Sometimes in our western tradition we have understood mercy in legalistic terms, satisfaction, atonement for sin, Christ taking the punishment for our sin. But the mercy of which this prayer speaks is not about guilt for breaking a rule it is the call of Christ for us to become all that God intended through Christ’s love for us as we are- and through that love metanoia- transformation, the gift of one’s freedom and renewed choice- the choice to return to God and like the returning prodigal to be clothed and raised by the one who watches and waits for all his children. This mercy is when we too come to our senses and remember the one who loves us. This Theosis becomes not judgment but deliverance and return. This mercy is homecoming. It does not negate the pain or the suffering of the cross but it reveals that God’s mercy can never be defeated by the sin of the world. That this love of God is stronger even than death.

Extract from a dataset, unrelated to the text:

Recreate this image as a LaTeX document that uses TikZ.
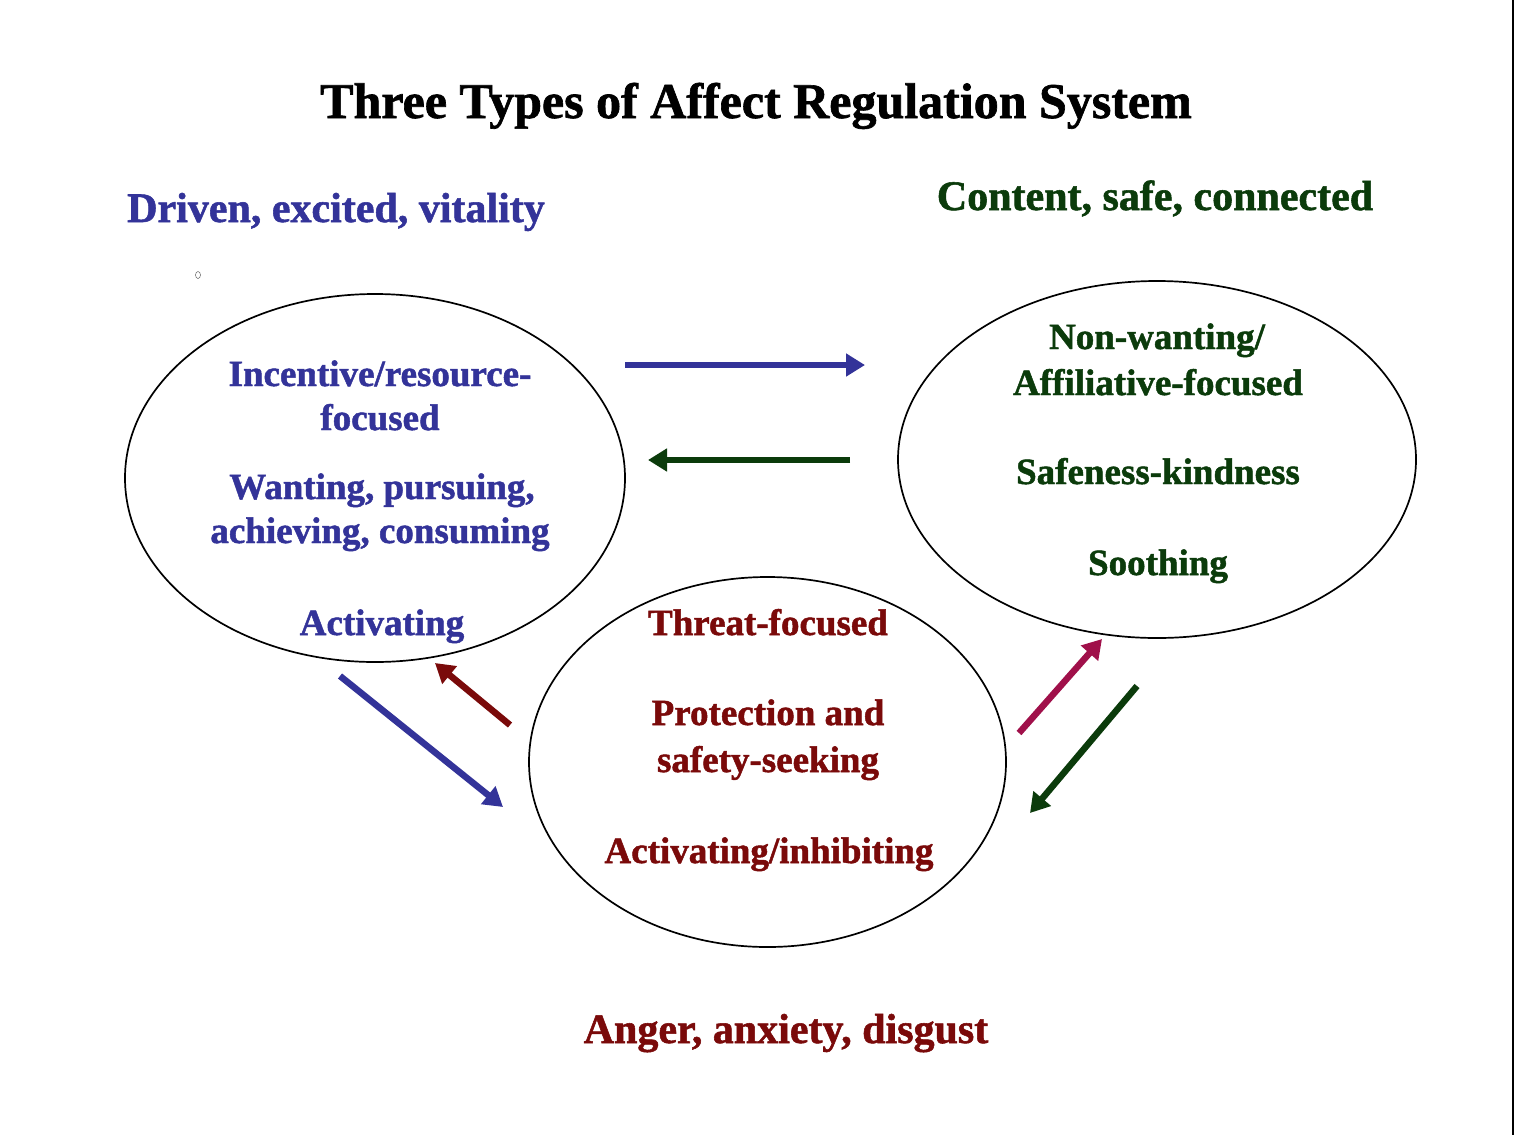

And what is required of us:
Realising our humility
Repeating our call to Jesus
Again and again and again.

As I write to you the rain has begun. The clouds now blocking out the sun. At first I continue writing under the shelter of an olive tree but the rain is getting harder. I drop off my things in the shelter of the house and come back to the beach to enjoy the rain. Its really pouring down now- huge droplets of rain, and rain water is running off the hills and down gushing rivulets into the sea. The path to the beach has quickly become a stream. Morning 7.00am Meditation is beginning with Angela at St Martin’s. I listen to her opening prayers with rain water running down my neck. How wonderful to be praying together with all of you across the miles. But it’s too wet to sit and pray. Instead I take off my shirt and shoes and plunge into the sea. The sea is warmer than the rain and a haze of steam is rising above the water. And the water is dancing as raindrops hit the surface of the sea and bounce upon the surface in millions of tiny volcanoes of silver splash through which I swim. The horizon disappears into the haze and I hear the crack of thunder and in the distance I see a yacht coming out of the blue grey sailing towards me. What joy to swim in this rain, body warmed by the sea, face showered with pelting freshness. Swimming through heaven’s teardrops of new life for a thirsty land. “Lord Jesus Christ, Son of God, Have mercy on me.” I breath in – “Lord Jesus Christ, Son of God,” I breath out into the sea- “Have mercy on me a sinner.” Back on the land the silence is ending and Angela is singing so beautifully our closing prayer.